- Summary:
- Tesco share price has been under intense pressure in the past few days as concerns about the UK economy remains.
Tesco share price has been under intense pressure in the past few days as concerns about the UK economy remain. The stock crashed to a low of 215.2p on Monday, which was the lowest level since March 2021. It has fallen by almost 30% from the highest point this year. Other retail stocks like Marks and Spencer and Ocado have all retreated.
Weak sterling is a major issue
Tesco is the biggest retailer in the UK with thousands of stores in the country. Therefore, like Lloyds Bank, Tesco is often seen as a barometer for the UK economy because of the number of lives it touches on a daily basis.
This explains why Tesco shares have been in a strong bearish trend in the past few months since the country’s economy has deteriorated substantially. The situation worsened this week as the British pound crashed to a record low. It has crashed by more than 20% this year alone.

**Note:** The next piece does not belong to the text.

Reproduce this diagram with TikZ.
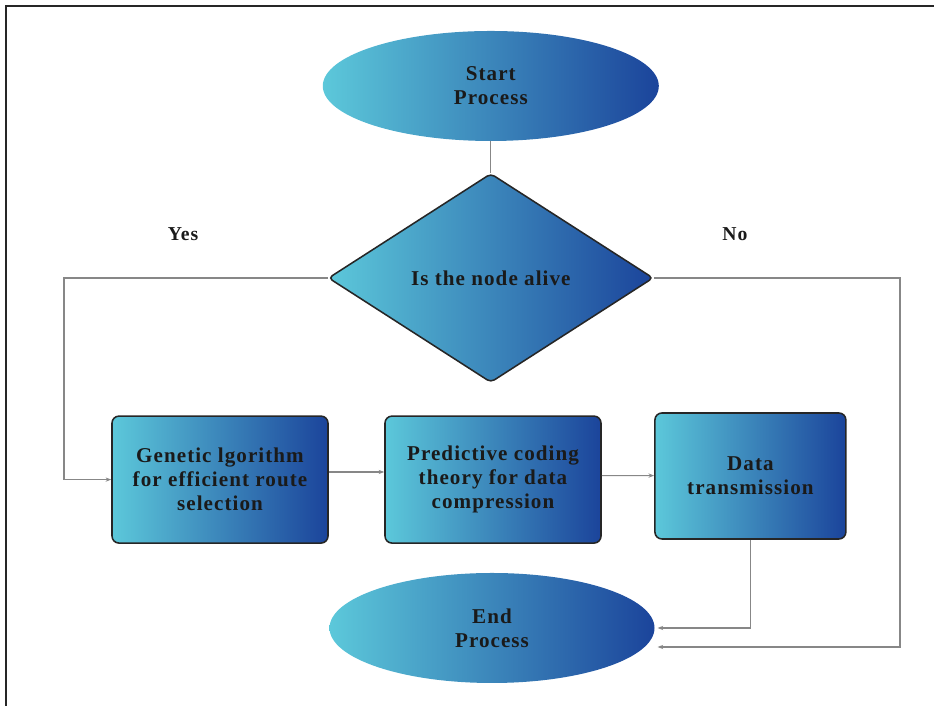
\documentclass[tikz,border=0pt]{standalone}
\usepackage{fontspec}
\setmainfont{Liberation Serif}[LetterSpace=5]
\usepackage{tikz}
\usetikzlibrary{arrows.meta,positioning,shapes.geometric,calc}

\definecolor{gradL}{RGB}{92,200,218}
\definecolor{gradM}{RGB}{38,142,204}
\definecolor{gradR}{RGB}{27,68,155}
\definecolor{txtdark}{RGB}{26,26,26}
\definecolor{linegray}{RGB}{135,135,135}

\begin{document}
\begin{tikzpicture}[
    grad/.style={left color=gradL, middle color=gradM, right color=gradR},
    term/.style={ellipse, grad, draw=none, minimum width=8.4cm, minimum height=2.75cm, align=center, font=\fontsize{15}{17}\selectfont\bfseries, text=txtdark},
    decide/.style={diamond, grad, draw=black!85, line width=1.1pt, rounded corners=3pt, minimum width=8.125cm, minimum height=5.225cm, inner sep=0pt, align=center, font=\fontsize{15}{17}\selectfont\bfseries, text=txtdark},
    proc/.style={rectangle, grad, draw=black!85, line width=1.1pt, rounded corners=5pt, minimum width=5.4cm, minimum height=3.175cm, align=center, font=\fontsize{15}{17}\selectfont\bfseries, text=txtdark},
    conn/.style={-{Stealth[length=4pt,width=3pt]}, line width=0.8pt, draw=linegray},
    plain/.style={line width=0.8pt, draw=linegray},
    lbl/.style={font=\fontsize{14}{16.5}\selectfont\bfseries, text=txtdark},
    frame/.style={line width=1.1pt, draw=black!85}
]
\useasboundingbox (0,0) rectangle (23.35,17.65);
\draw[frame] (0.15,0) -- (0.15,17.5) -- (23.35,17.5);

% --- Top: start and decision ---
\node[term]   (start) at (12.27,15.5) {Start\\Process};
\node[decide] (alive) at (12.27,10.7)  {Is the node alive};

% --- Middle row: process boxes ---
\node[proc] (genalg) at (5.5,5.66)   {Genetic lgorithm\\for efficient route\\selection};
\node[proc] (pcode)  at (12.325,5.66) {Predictive coding\\theory for data\\compression};
\node[proc, minimum width=4.775cm, minimum height=3.15cm] (trans) at (18.76,5.75) {Data\\transmission};

% --- Bottom: end ---
\node[term, minimum width=8.125cm] (finish) at (12.3,1.95) {End\\Process};

% --- Branch labels ---
\node[lbl] (yes) at (4.575,11.8)  {Yes};
\node[lbl] (no)  at (18.375,11.8) {No};

% --- Turning points ---
\coordinate (yesturn) at (1.6,10.7);
\coordinate (noturn)  at (22.5,10.7);

% === Connections ===
\draw[plain] (start.south) -- (alive.north);
\draw[conn] (alive.west) -- (yesturn) |- (genalg.west);
\draw[conn] ([yshift=0.19cm]genalg.east) -- ([yshift=0.19cm]pcode.west);
\draw[conn] ([yshift=0.1cm]pcode.east) -- ([yshift=0.01cm]trans.west);
\draw[conn, shorten >=2pt] (trans.south) |- (finish.east);
\draw[conn, shorten >=2pt] (alive.east) -- (noturn) |- ([yshift=-0.475cm]finish.east);
\end{tikzpicture}
\end{document}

Therefore, analysts believe that Tesco will be hit hard since it depends mostly on foreign imports. Most of the products in its stores are from countries like China and those in the European Union. As such, the company will need to spend more pounds buying products from these countries. At the same time, soaring inflation will likely reduce retail spending. In fact, the most recent data shows that retail spending has dropped.
Tesco share price forecast
The four-hour chart shows that Tesco shares have been in a strong bearish trend in the past few years. It has managed to drop below the important support level at 237.2p, which was the lowest level on September 8. The stock also moved below all moving averages while the MACD has moved below the neutral level.
Therefore, there is a likelihood that the stock will continue falling as sellers target the next key support level at 200p. The stop-loss for this trade is at 230p.